• **WHAT YOU WILL DO**
Beginning with the very first line, please reproduce the entries exactly through the line containing "y_ticks = [0, 5, 10, 15, 20, 25, 30]".

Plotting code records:

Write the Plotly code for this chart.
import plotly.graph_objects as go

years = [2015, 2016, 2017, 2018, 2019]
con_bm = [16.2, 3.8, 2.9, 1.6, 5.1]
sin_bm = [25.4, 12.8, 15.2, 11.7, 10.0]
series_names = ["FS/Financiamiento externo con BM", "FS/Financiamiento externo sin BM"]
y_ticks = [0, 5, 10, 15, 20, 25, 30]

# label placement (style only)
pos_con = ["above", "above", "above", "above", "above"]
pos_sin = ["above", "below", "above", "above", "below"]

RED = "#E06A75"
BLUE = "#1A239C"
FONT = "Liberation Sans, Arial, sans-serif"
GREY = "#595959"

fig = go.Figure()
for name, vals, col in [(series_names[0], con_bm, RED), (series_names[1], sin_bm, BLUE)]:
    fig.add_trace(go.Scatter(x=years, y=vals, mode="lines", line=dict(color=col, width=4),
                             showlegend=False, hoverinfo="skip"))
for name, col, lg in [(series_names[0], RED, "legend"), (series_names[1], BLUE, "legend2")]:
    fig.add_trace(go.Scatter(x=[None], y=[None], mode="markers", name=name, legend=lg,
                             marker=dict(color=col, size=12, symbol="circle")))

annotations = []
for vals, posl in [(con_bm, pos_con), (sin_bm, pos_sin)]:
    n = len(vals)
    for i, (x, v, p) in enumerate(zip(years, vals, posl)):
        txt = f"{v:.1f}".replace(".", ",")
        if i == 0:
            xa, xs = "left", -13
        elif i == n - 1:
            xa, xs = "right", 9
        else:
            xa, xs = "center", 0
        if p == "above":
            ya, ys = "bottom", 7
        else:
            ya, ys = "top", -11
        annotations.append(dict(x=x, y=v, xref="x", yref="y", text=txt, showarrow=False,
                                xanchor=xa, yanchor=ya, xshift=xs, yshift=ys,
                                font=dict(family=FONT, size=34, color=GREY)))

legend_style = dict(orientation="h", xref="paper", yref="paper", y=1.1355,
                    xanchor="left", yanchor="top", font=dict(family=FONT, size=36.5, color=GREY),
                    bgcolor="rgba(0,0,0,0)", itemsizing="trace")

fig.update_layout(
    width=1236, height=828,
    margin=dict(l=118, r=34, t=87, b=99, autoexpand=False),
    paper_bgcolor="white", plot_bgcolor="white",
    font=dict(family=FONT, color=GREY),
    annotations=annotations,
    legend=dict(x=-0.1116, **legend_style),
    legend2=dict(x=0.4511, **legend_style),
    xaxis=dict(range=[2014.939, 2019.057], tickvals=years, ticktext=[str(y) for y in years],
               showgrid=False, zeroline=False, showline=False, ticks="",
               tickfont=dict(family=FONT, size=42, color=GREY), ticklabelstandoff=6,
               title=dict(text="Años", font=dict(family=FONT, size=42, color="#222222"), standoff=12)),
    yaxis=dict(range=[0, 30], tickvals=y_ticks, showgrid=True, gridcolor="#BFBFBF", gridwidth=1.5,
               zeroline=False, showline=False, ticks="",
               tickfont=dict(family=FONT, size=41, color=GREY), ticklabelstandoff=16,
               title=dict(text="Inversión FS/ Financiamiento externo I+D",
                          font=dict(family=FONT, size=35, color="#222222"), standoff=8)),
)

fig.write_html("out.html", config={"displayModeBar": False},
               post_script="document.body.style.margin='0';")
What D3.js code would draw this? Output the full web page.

• **EXPECTED ANSWER**
Write the Plotly code for this chart.
import plotly.graph_objects as go

years = [2015, 2016, 2017, 2018, 2019]
con_bm = [16.2, 3.8, 2.9, 1.6, 5.1]
sin_bm = [25.4, 12.8, 15.2, 11.7, 10.0]
series_names = ["FS/Financiamiento externo con BM", "FS/Financiamiento externo sin BM"]
y_ticks = [0, 5, 10, 15, 20, 25, 30]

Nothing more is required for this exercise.